Geography likely plays a role. La Jolla's waters sit inside the San Diego-La Jolla Underwater Park and Ecological Reserve, where fishing is banned. The result is an unusually dense marine food chain right off the lineup.
Researchers have tagged sharks in the area to track movement patterns and figure out why La Jolla draws so much more activity than nearby breaks.

Second Beach's unexplained cluster
The smallest death toll on this list belongs to Second Beach at Port St Johns, on South Africa's Wild Coast. It might also be the hardest to explain.
Since official tracking began there in January 2007, the beach has recorded eight fatal shark attacks, a cluster that unfolded over roughly five years despite the beach having gone nearly 110 years without a recorded attack beforehand, according to Safe Coastal Tourism.
Bull sharks breed near the nearby Umzimvubu River mouth, a possible contributor to the spike, though scientists still haven't fully explained the run of incidents.
Mitigation is harder here than elsewhere in South Africa. Traditional shark nets and baited hooks used at other beaches along the coast can't be deployed at Second Beach because of the large swells that regularly run through the area.
"There will be significant revenue loss, but we believe one human life is worth more than any money."
Nonceba Madikizela, a Port St Johns town spokesperson, said that after the beach's eighth fatal attack, according to ABC News.

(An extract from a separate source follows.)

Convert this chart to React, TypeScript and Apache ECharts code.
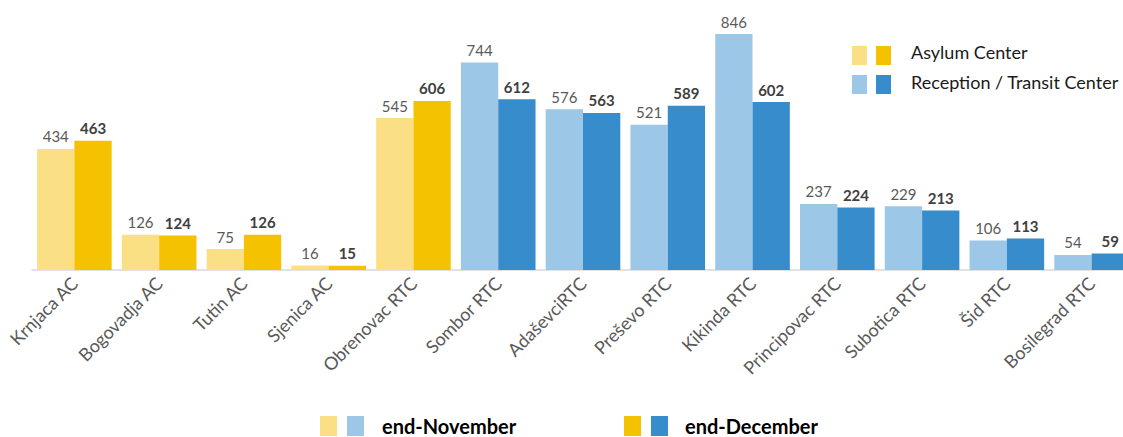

Réunion's shark crisis and its aftermath
No coastline on this list carries more statistical weight than Réunion Island. Since 1913, the French Indian Ocean island has recorded 56 shark attacks, with 28 counted as fatal, though Wikipedia's tally as of late 2018 puts the fatal count at 27, a small discrepancy likely tied to differing update timelines.
A 2015 study found Réunion had the highest shark-death rate per capita anywhere in the world, at roughly 3.15 deaths per one million people.
Between 2011 and 2019, the island recorded 30 attacks, 11 of them fatal, a stretch known as its "shark crisis" that accounted for about 18.5% of the world's fatal shark attacks during that period.
The last of those fatalities came on May 9, 2019, when 28-year-old surfer Kim Mahbouli was killed at Saint-Leu. No fatal attack has been recorded on Réunion since.
"It's now been 6 years since the last known fatal attack off Réunion, which took the life of surfer Kim Mahbouli in 2019."
That's according to a Science.org report on how the island turned its crisis into a hub for shark research.
Officials responded by banning surfing and swimming outside designated zones, a rule still in force today even as protected surf areas have reopened using shark-detection and deterrent technology. The island has still produced elite talent, including Jeremy Flores and Johanne Defay, whom Flores backed financially early in her career.

The odds still stay long
Shark encounters involving surfers happen at a small number of specific beaches, shaped by seal colonies, river mouths and marine reserves that concentrate prey near the lineup.
Mick Fanning knows those odds better than most. During the 2015 J-Bay Open final, he was attacked by a shark in front of a live broadcast audience and walked away unharmed, while fellow finalist Julian Wilson paddled toward him to help.

Surfers keep paddling out at Esperance, Ballina, La Jolla, Second Beach and Réunion every day. For nearly all of them, nothing happens at all.